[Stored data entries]
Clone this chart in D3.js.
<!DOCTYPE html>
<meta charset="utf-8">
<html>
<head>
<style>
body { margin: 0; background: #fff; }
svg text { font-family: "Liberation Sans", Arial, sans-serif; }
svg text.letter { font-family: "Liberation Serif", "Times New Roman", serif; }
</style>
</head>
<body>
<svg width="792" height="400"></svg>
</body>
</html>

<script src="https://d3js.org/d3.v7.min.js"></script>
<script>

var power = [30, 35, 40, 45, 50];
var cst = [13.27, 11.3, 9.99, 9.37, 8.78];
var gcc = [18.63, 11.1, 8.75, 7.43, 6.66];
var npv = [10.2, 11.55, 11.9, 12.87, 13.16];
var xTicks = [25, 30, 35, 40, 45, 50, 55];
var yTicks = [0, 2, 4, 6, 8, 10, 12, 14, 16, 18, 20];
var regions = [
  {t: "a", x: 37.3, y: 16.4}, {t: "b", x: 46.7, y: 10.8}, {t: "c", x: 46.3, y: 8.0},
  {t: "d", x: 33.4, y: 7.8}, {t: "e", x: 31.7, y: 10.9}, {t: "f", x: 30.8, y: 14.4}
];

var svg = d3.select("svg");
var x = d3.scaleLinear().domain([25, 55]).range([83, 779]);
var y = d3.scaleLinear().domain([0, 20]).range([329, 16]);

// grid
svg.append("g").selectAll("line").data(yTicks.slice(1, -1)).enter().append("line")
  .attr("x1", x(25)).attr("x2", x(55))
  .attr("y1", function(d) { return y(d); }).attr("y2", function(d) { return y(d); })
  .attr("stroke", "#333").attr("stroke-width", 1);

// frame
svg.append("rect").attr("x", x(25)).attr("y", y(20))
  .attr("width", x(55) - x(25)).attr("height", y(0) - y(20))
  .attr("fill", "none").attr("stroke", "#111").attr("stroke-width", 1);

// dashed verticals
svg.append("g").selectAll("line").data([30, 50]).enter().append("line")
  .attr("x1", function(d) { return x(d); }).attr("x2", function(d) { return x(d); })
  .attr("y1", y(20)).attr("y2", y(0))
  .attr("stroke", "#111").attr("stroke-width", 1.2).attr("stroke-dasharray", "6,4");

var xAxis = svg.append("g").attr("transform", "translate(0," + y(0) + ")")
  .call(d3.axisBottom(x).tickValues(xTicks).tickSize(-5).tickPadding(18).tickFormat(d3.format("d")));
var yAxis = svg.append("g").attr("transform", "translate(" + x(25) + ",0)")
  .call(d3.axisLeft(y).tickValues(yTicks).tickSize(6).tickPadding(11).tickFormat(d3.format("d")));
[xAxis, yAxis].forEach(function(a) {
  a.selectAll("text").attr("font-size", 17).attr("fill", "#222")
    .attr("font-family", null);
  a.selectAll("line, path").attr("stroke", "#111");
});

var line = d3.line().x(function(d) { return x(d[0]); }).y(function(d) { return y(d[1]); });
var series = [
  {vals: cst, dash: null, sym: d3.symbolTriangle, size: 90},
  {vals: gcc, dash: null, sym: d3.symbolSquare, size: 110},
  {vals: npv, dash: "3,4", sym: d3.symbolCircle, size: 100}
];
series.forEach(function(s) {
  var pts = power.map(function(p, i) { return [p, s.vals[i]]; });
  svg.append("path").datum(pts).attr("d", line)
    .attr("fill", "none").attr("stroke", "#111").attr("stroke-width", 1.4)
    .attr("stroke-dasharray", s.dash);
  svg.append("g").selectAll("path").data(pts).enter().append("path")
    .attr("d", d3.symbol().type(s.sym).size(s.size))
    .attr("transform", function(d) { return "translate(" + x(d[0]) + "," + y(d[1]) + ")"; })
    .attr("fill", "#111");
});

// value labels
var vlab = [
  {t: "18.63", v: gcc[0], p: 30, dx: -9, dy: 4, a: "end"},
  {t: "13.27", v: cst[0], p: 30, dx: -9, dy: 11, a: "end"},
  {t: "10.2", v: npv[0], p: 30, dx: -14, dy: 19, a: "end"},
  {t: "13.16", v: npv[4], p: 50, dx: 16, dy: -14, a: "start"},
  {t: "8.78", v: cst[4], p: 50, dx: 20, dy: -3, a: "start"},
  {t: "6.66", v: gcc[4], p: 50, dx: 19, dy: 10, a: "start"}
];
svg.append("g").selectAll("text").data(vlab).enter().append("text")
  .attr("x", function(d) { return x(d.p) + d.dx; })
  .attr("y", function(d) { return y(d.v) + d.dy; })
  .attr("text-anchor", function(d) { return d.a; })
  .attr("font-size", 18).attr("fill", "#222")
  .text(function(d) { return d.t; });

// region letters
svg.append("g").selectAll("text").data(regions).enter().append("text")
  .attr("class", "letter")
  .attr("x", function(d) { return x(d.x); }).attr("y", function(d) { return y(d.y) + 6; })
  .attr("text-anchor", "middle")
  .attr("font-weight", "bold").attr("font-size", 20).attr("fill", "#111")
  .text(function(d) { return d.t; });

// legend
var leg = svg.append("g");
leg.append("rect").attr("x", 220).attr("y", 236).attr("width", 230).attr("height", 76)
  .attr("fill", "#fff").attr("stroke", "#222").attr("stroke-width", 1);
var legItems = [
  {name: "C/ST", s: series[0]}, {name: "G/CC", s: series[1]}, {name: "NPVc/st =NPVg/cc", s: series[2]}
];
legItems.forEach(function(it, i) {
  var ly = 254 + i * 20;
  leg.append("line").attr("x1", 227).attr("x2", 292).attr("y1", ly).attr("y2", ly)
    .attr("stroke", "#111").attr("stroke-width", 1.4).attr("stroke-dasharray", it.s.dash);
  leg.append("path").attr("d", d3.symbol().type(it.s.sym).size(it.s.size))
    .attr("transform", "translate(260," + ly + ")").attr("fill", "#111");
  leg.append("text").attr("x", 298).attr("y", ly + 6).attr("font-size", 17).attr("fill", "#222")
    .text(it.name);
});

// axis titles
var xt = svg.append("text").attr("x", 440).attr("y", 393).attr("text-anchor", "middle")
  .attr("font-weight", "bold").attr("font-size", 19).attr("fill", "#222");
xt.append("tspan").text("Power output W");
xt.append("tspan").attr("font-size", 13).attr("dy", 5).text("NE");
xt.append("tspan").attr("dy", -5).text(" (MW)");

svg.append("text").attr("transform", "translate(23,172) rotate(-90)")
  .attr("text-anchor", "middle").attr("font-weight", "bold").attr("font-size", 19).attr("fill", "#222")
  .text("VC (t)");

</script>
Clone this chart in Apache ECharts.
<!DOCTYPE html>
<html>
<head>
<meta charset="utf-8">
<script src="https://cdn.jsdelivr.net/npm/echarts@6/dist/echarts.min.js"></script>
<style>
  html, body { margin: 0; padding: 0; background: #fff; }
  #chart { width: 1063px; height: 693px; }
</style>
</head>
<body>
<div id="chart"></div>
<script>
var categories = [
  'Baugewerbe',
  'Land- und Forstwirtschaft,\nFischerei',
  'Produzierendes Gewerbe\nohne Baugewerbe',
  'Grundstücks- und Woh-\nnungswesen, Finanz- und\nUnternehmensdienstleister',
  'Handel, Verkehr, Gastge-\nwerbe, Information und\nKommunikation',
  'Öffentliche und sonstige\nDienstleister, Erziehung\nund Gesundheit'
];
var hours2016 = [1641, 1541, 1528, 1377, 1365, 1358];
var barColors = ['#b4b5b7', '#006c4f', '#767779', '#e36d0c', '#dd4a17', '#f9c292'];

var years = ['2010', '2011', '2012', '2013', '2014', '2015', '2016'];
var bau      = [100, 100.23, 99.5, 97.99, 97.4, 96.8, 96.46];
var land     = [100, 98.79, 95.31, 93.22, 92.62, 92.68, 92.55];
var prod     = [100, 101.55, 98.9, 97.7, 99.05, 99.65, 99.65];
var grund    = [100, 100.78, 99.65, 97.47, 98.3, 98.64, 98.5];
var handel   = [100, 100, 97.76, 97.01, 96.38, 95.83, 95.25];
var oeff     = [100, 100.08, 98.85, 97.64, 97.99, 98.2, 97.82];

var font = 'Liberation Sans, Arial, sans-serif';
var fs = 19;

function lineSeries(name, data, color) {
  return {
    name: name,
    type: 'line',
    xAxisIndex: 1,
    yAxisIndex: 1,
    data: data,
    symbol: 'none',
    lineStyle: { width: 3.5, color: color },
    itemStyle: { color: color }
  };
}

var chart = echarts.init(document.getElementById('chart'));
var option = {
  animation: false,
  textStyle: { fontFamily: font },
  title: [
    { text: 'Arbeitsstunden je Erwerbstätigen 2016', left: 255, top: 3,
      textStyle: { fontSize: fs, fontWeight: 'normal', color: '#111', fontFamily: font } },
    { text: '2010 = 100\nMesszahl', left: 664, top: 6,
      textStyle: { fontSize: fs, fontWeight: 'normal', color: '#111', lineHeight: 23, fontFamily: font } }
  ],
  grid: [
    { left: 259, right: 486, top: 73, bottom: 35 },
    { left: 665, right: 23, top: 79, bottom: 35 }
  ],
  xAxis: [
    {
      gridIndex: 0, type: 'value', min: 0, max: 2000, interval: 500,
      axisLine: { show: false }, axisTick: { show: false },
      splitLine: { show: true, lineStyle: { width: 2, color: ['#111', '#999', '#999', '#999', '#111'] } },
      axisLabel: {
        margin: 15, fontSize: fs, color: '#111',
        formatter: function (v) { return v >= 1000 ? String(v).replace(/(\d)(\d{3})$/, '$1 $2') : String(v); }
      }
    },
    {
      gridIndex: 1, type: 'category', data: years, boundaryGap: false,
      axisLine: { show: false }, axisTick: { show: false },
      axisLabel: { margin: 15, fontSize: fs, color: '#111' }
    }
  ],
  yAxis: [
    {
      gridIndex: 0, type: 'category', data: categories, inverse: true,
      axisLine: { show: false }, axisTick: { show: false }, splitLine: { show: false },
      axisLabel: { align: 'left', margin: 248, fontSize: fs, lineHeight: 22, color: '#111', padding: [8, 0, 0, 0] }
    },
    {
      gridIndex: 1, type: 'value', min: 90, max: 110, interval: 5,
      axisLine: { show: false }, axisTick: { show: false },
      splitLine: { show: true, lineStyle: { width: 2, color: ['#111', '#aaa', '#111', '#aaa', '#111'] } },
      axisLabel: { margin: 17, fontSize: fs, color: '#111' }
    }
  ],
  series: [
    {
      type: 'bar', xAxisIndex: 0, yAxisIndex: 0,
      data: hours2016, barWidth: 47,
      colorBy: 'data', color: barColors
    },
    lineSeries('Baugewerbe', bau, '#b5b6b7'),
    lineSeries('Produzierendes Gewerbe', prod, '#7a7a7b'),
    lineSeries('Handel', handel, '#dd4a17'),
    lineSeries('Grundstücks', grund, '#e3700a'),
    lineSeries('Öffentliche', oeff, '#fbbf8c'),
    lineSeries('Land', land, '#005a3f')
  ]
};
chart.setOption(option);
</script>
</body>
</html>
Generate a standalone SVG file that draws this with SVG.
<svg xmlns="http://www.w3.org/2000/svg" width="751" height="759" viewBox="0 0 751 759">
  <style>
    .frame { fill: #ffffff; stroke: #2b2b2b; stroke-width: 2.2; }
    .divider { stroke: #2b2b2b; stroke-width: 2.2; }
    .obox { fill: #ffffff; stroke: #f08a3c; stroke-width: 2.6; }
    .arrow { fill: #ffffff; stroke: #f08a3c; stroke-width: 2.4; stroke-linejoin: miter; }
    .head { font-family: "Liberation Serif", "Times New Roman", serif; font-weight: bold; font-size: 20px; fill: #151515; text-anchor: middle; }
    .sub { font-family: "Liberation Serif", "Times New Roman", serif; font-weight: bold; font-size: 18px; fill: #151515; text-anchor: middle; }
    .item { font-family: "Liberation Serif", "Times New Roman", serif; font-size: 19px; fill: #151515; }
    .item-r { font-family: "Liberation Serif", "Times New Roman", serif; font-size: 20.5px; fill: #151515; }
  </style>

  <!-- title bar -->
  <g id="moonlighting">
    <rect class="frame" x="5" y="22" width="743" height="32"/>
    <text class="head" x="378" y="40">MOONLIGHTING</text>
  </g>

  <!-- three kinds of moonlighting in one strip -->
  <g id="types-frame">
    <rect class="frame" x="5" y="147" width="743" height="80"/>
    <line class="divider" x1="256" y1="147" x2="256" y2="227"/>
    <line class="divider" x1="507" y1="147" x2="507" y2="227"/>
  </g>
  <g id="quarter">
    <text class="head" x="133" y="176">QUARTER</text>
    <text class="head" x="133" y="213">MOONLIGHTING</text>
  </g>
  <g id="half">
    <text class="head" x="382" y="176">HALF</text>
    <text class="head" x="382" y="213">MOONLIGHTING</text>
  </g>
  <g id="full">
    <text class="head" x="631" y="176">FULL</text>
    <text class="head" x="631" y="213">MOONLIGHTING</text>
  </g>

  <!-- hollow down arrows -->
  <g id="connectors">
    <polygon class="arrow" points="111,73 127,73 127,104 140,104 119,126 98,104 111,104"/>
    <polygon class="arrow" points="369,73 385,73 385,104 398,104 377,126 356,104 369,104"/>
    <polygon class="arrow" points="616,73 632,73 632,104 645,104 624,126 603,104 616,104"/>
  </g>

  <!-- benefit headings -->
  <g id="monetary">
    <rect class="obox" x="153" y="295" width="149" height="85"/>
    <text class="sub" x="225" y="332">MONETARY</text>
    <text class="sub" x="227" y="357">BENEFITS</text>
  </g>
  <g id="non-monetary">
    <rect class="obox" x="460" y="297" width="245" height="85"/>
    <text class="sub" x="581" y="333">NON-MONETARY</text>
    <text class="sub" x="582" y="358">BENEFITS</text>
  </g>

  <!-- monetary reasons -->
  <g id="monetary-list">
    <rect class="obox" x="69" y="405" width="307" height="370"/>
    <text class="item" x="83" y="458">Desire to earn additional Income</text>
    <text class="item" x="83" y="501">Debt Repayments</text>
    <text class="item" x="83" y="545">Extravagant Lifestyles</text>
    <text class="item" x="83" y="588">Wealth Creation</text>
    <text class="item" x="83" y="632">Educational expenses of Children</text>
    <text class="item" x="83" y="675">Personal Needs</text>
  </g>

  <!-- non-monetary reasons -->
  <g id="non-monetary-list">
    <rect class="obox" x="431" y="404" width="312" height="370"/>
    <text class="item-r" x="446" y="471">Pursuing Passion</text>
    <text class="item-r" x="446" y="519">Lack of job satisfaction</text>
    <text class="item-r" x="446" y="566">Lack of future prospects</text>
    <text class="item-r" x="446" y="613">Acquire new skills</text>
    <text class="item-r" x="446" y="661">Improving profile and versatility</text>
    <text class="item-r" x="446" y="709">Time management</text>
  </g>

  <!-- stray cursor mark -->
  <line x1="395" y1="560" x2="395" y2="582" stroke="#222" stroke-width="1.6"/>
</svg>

### Task statement
Establish how many lines of the material above hold the word "this". Nothing but the count should be returned.

### Finished task
3